Sandy Weill And The Banking Legacy That Reshaped Modern Wall Street

New York, United States
News Desk | Business & Finance

Sandy Weill, the former chairman and chief executive of Citigroup, remains one of the most influential figures in modern American finance for his central role in building the world’s largest financial supermarket and helping dismantle Depression-era banking barriers. His career, spanning decades on Wall Street, continues to shape debate over regulation, risk, and the structure of global banking.

Sandy Weill rose to prominence through a series of aggressive mergers in the 1980s and 1990s, culminating in the 1998 combination of Travelers Group and Citicorp. The deal created Citigroup, a financial giant that brought together commercial banking, investment banking, and insurance under one corporate roof, a structure that challenged long-standing regulatory limits.

At the time, the merger effectively pushed U.S. lawmakers to repeal key provisions of the Glass-Steagall Act, the New Deal-era law that separated commercial and investment banking. Congress formally eliminated those restrictions in 1999 with the Gramm-Leach-Bliley Act, a change widely viewed as enabling consolidation across the financial sector.

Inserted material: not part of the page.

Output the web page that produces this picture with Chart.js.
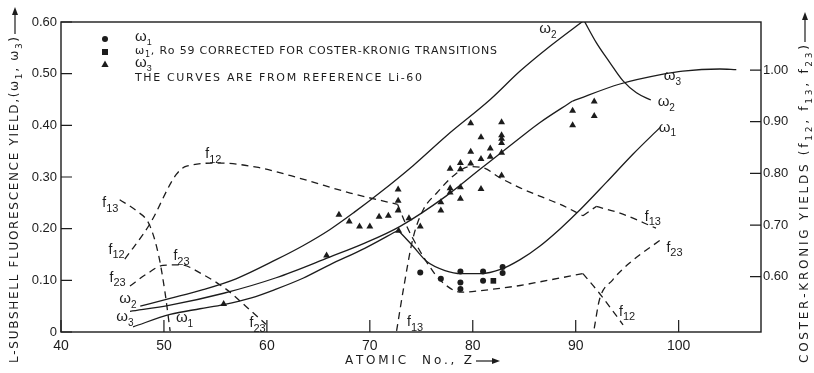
<!DOCTYPE html>
<html><head><meta charset="utf-8">
<script src="https://cdn.jsdelivr.net/npm/chart.js@4.4.1/dist/chart.umd.min.js"></script>
<style>html,body{margin:0;padding:0;background:#fff;}</style>
</head><body>
<canvas id="c" width="814" height="373"></canvas>
<script>
// ---------- tick labels ----------
const xTickValues = [40, 50, 60, 70, 80, 90, 100];
const leftTickValues = [0, 0.1, 0.2, 0.3, 0.4, 0.5, 0.6];
const rightTickValues = [0.6, 0.7, 0.8, 0.9, 1.0];

// ---------- fluorescence yield curves (left axis) ----------
const omega1CurveZ = [47.0, 50.6, 53.5, 55.8, 58.5, 60.9, 63.5, 66.1, 69.5, 72.75, 74.2, 75.5, 77.3, 78.9, 80.8, 82.7, 84.6, 86.5, 88.5, 90.4, 93.0, 95.6, 98.2];
const omega1CurveY = [0.010, 0.034, 0.045, 0.053, 0.066, 0.083, 0.104, 0.130, 0.162, 0.197, 0.166, 0.137, 0.119, 0.113, 0.113, 0.121, 0.140, 0.166, 0.200, 0.236, 0.290, 0.345, 0.396];
const omega1Breaks = [9];

const omega2CurveZ = [47.7, 50.6, 53.8, 57.0, 60.9, 63.5, 66.1, 68.5, 71.0, 74.2, 77.4, 81.7, 84.6, 87.5, 90.8, 92.0, 93.3, 94.6, 95.9, 97.3];
const omega2CurveY = [0.050, 0.065, 0.082, 0.103, 0.140, 0.167, 0.198, 0.232, 0.270, 0.322, 0.379, 0.450, 0.505, 0.553, 0.603, 0.560, 0.522, 0.486, 0.463, 0.449];
const omega2Breaks = [14];

const omega3CurveZ = [46.7, 50.6, 55.8, 60.9, 66.1, 69.5, 72.9, 77.4, 80.7, 84.6, 86.5, 89.7, 94.3, 98.5, 100.4, 104.0, 105.6];
const omega3CurveY = [0.040, 0.052, 0.075, 0.105, 0.145, 0.172, 0.204, 0.263, 0.315, 0.376, 0.405, 0.447, 0.480, 0.499, 0.505, 0.509, 0.508];
const omega3Breaks = [11];

// ---------- Coster-Kronig curves (right axis) ----------
const f12CurveZ = [46.2, 48.6, 51.2, 52.2, 55.3, 59.0, 63.3, 68.1, 72.7, 73.6, 74.6, 75.8, 76.8, 78.9, 80.7, 84.6, 86.5, 90.7, 92.3, 94.6];
const f12CurveF = [0.634, 0.701, 0.798, 0.814, 0.820, 0.812, 0.790, 0.762, 0.740, 0.697, 0.659, 0.620, 0.594, 0.570, 0.573, 0.583, 0.590, 0.606, 0.568, 0.507];
const f12Breaks = [8, 17];

const f13LowZ = [45.7, 47.3, 48.6, 49.5, 50.1, 50.6];
const f13LowF = [0.749, 0.728, 0.700, 0.640, 0.570, 0.495];
const f13HighZ = [72.6, 73.3, 74.2, 75.2, 76.5, 78.1, 79.7, 81.0, 82.6, 84.6, 86.5, 88.5, 90.7, 92.0, 94.3, 97.8];
const f13HighF = [0.495, 0.580, 0.675, 0.730, 0.762, 0.795, 0.813, 0.811, 0.792, 0.772, 0.756, 0.740, 0.718, 0.736, 0.723, 0.694];
const f13HighBreaks = [12, 13];

const f23LowZ = [46.7, 48.3, 49.9, 51.6, 53.8, 56.1, 58.0, 59.9];
const f23LowF = [0.582, 0.605, 0.622, 0.623, 0.604, 0.575, 0.542, 0.508];
const f23HighZ = [91.8, 92.3, 93.6, 95.2, 98.5];
const f23HighF = [0.500, 0.555, 0.594, 0.626, 0.675];

// ---------- measured points ----------
const omega1PointZ = [74.9, 76.9, 78.8, 78.8, 78.8, 81.0, 81.0, 82.9, 82.9];
const omega1PointY = [0.115, 0.103, 0.117, 0.096, 0.083, 0.117, 0.099, 0.126, 0.114];
const ro59PointZ = [82.0];
const ro59PointY = [0.099];
const omega3PointZ = [55.8, 65.8, 67.0, 68.0, 69.0, 70.0, 70.9, 71.8, 72.75, 72.75, 72.75, 72.8, 73.8, 74.9, 76.9, 76.9, 77.8, 77.8, 77.8, 78.8, 78.8, 78.8, 78.8, 79.8, 79.8, 79.8, 80.8, 80.8, 80.8, 81.7, 81.7, 82.8, 82.8, 82.8, 82.8, 82.8, 82.8, 89.7, 89.7, 91.8, 91.8];
const omega3PointY = [0.054, 0.148, 0.227, 0.214, 0.204, 0.204, 0.223, 0.225, 0.276, 0.254, 0.235, 0.196, 0.220, 0.204, 0.235, 0.251, 0.278, 0.270, 0.316, 0.327, 0.315, 0.280, 0.258, 0.326, 0.349, 0.404, 0.377, 0.335, 0.277, 0.355, 0.339, 0.406, 0.381, 0.374, 0.366, 0.347, 0.303, 0.428, 0.400, 0.446, 0.418];

// ---------- curve labels (data coordinates, left axis) ----------
const curveLabels = [
  ['ω', '2', 87.3, 0.586], ['ω', '3', 99.4, 0.495], ['ω', '2', 98.8, 0.445], ['ω', '1', 98.9, 0.396],
  ['f', '13', 97.5, 0.223], ['f', '23', 99.6, 0.163], ['f', '12', 95.0, 0.039], ['f', '13', 74.4, 0.019],
  ['f', '23', 59.1, 0.017], ['ω', '1', 52.0, 0.027], ['ω', '3', 46.2, 0.029], ['ω', '2', 46.5, 0.064],
  ['f', '23', 45.5, 0.105], ['f', '12', 45.4, 0.159], ['f', '13', 44.8, 0.249], ['f', '12', 54.8, 0.344],
  ['f', '23', 51.7, 0.146]
];

const INK = '#1c1c1c';
const FONT = '"Liberation Sans", Arial, sans-serif';
const TFONT = '"DejaVu Sans", "Liberation Sans", sans-serif';

function pts(zs, ys) { return zs.map((z, i) => ({ x: z, y: ys[i] })); }
function segments(zs, ys, breaks) {
  const out = []; let start = 0;
  for (const b of [...breaks, zs.length - 1]) {
    out.push(pts(zs.slice(start, b + 1), ys.slice(start, b + 1)));
    start = b;
  }
  return out;
}

const datasets = [];
function addCurve(segs, axis, dashed) {
  segs.forEach(seg => datasets.push({
    data: seg, yAxisID: axis, showLine: true, borderColor: INK, borderWidth: 1.3,
    borderDash: dashed ? [7, 5] : [], pointRadius: 0, cubicInterpolationMode: 'monotone', fill: false
  }));
}
addCurve(segments(omega1CurveZ, omega1CurveY, omega1Breaks), 'y', false);
addCurve(segments(omega2CurveZ, omega2CurveY, omega2Breaks), 'y', false);
addCurve(segments(omega3CurveZ, omega3CurveY, omega3Breaks), 'y', false);
addCurve(segments(f12CurveZ, f12CurveF, f12Breaks), 'y2', true);
addCurve(segments(f13LowZ, f13LowF, []), 'y2', true);
addCurve(segments(f13HighZ, f13HighF, f13HighBreaks), 'y2', true);
addCurve(segments(f23LowZ, f23LowF, []), 'y2', true);
addCurve(segments(f23HighZ, f23HighF, []), 'y2', true);

function addPoints(zs, ys, style, r) {
  datasets.push({ data: pts(zs, ys), yAxisID: 'y', showLine: false, pointStyle: style, pointRadius: r,
    pointBackgroundColor: INK, pointBorderColor: INK, pointBorderWidth: 0, borderColor: INK });
}
addPoints(omega1PointZ, omega1PointY, 'circle', 3);
addPoints(ro59PointZ, ro59PointY, 'rect', 4);
addPoints(omega3PointZ, omega3PointY, 'triangle', 4);

function drawRuns(ctx, runs, x, y, o) {
  const size = o.size, subSize = o.subSize || size * 0.72, fam = o.family || FONT;
  const items = [];
  for (const [t, isSub] of runs) for (const ch of t) items.push([ch, isSub]);
  const wOf = (c, s) => { ctx.font = `${s ? subSize : size}px ${fam}`; return ctx.measureText(c).width; };
  let natural = 0; items.forEach(([c, s]) => natural += wOf(c, s));
  let spacing = o.spacing || 0;
  if (o.width) spacing = (o.width - natural) / (items.length - 1);
  const total = natural + spacing * (items.length - 1);
  let cx = o.align === 'center' ? x - total / 2 : x;
  ctx.textBaseline = 'middle'; ctx.textAlign = 'left'; ctx.fillStyle = INK;
  for (const [c, s] of items) {
    const w = wOf(c, s);
    ctx.fillText(c, cx, y + (s ? size * 0.4 : 0));
    cx += w + spacing;
  }
  return cx - spacing;
}
function arrow(ctx, x1, y1, x2, y2) {
  const ang = Math.atan2(y2 - y1, x2 - x1);
  ctx.beginPath(); ctx.moveTo(x1, y1); ctx.lineTo(x2 - 5 * Math.cos(ang), y2 - 5 * Math.sin(ang)); ctx.stroke();
  ctx.beginPath();
  ctx.moveTo(x2, y2);
  ctx.lineTo(x2 - 8 * Math.cos(ang) + 3 * Math.sin(ang), y2 - 8 * Math.sin(ang) - 3 * Math.cos(ang));
  ctx.lineTo(x2 - 8 * Math.cos(ang) - 3 * Math.sin(ang), y2 - 8 * Math.sin(ang) + 3 * Math.cos(ang));
  ctx.closePath(); ctx.fill();
}

const decor = {
  id: 'decor',
  afterDatasetsDraw(chart) {
    const { ctx, chartArea: a, scales } = chart;
    const X = scales.x, Y = scales.y, Y2 = scales.y2;
    ctx.save();
    ctx.strokeStyle = INK; ctx.fillStyle = INK; ctx.lineWidth = 1.4;
    ctx.strokeRect(a.left, a.top, a.right - a.left, a.bottom - a.top);
    ctx.lineWidth = 1.2;
    ctx.beginPath();
    xTickValues.forEach(v => { const p = X.getPixelForValue(v); ctx.moveTo(p, a.bottom); ctx.lineTo(p, a.bottom - 12); });
    leftTickValues.forEach(v => { const p = Y.getPixelForValue(v); ctx.moveTo(a.left, p); ctx.lineTo(a.left + 11, p); });
    rightTickValues.forEach(v => { const p = Y2.getPixelForValue(v); ctx.moveTo(a.right, p); ctx.lineTo(a.right - 11, p); });
    ctx.stroke();

    // curve labels
    curveLabels.forEach(([b, s, z, v]) => {
      const isW = b === 'ω';
      drawRuns(ctx, [[b, false], [s, true]], X.getPixelForValue(z), Y.getPixelForValue(v),
        { size: isW ? 15 : 14, subSize: isW ? 10 : 11, align: 'center' });
    });

    // legend
    const lx = a.left + 44;
    ctx.beginPath(); ctx.arc(lx, a.top + 17, 3, 0, Math.PI * 2); ctx.fill();
    ctx.fillRect(lx - 3, a.top + 27, 6, 6);
    ctx.beginPath(); ctx.moveTo(lx, a.top + 38.5); ctx.lineTo(lx + 3.6, a.top + 45); ctx.lineTo(lx - 3.6, a.top + 45); ctx.closePath(); ctx.fill();
    drawRuns(ctx, [['ω', false], ['1', true]], lx + 30, a.top + 15, { size: 15, subSize: 9 });
    drawRuns(ctx, [['ω', false], ['1', true], [', Ro 59 CORRECTED FOR COSTER-KRONIG TRANSITIONS', false]], lx + 30, a.top + 29,
      { size: 11, subSize: 8, width: 362, family: TFONT });
    drawRuns(ctx, [['ω', false], ['3', true]], lx + 30, a.top + 41, { size: 15, subSize: 9 });
    drawRuns(ctx, [['THE CURVES ARE FROM REFERENCE Li-60', false]], lx + 30, a.top + 56, { size: 11, width: 287, family: TFONT });

    // x title
    ctx.lineWidth = 1.2;
    const xe = drawRuns(ctx, [['ATOMIC  No., Z', false]], 345, 361, { size: 12, width: 127, family: TFONT });
    arrow(ctx, xe + 4, 361, xe + 28, 361);

    // left title
    ctx.save(); ctx.translate(15, 363); ctx.rotate(-Math.PI / 2);
    const le = drawRuns(ctx, [['L-SUBSHELL FLUORESCENCE YIELD,(ω', false], ['1', true], [', ω', false], ['3', true], [')', false]], 0, 0,
      { size: 12, subSize: 9, width: 326, family: TFONT });
    arrow(ctx, le + 3, 0, 356, 0);
    ctx.restore();

    // right title
    ctx.save(); ctx.translate(805, 363); ctx.rotate(-Math.PI / 2);
    const re = drawRuns(ctx, [['COSTER-KRONIG YIELDS (f', false], ['12', true], [', f', false], ['13', true], [', f', false], ['23', true], [')', false]], 0, 0,
      { size: 12, subSize: 9, width: 318, family: TFONT });
    arrow(ctx, re + 3, 0, 351, 0);
    ctx.restore();
    ctx.restore();
  }
};

new Chart(document.getElementById('c'), {
  type: 'line',
  data: { datasets },
  plugins: [decor],
  options: {
    responsive: false, animation: false, devicePixelRatio: 1,
    layout: { padding: { top: 22, left: 0, right: 0, bottom: 0 } },
    plugins: { legend: { display: false }, tooltip: { enabled: false } },
    scales: {
      x: {
        type: 'linear', min: 40, max: 108,
        afterBuildTicks: s => { s.ticks = xTickValues.map(v => ({ value: v })); },
        afterFit: s => { s.height = 41; },
        grid: { display: false, drawTicks: false }, border: { display: false },
        ticks: { color: INK, padding: 6, font: { family: FONT, size: 14 }, maxRotation: 0, autoSkip: false, callback: v => String(v) }
      },
      y: {
        type: 'linear', position: 'left', min: 0, max: 0.6,
        afterBuildTicks: s => { s.ticks = leftTickValues.map(v => ({ value: v })); },
        afterFit: s => { s.width = 61; },
        grid: { display: false, drawTicks: false }, border: { display: false },
        ticks: { color: INK, padding: 4, font: { family: FONT, size: 13 }, autoSkip: false, callback: v => v === 0 ? '0' : v.toFixed(2) }
      },
      y2: {
        type: 'linear', position: 'right', min: 0.493, max: 1.093,
        afterBuildTicks: s => { s.ticks = rightTickValues.map(v => ({ value: v })); },
        afterFit: s => { s.width = 53; },
        grid: { display: false, drawTicks: false }, border: { display: false },
        ticks: { color: INK, padding: 2, font: { family: FONT, size: 13 }, autoSkip: false, callback: v => v.toFixed(2) }
      }
    }
  }
});
</script>
</body></html>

Citigroup quickly became a dominant global institution, operating in more than 100 countries and employing hundreds of thousands of people. Supporters credited Sandy Weill with visionary deal-making and scale, while critics argued the model increased systemic risk by concentrating diverse financial activities within a single firm.

Following the 2008 global financial crisis, Citigroup required a massive U.S. government bailout to remain solvent, reigniting scrutiny of the banking structure Weill helped create. In a 2012 interview with CNBC, Weill publicly said the largest banks should be broken up and called for a return to separating traditional banking from higher-risk trading activities.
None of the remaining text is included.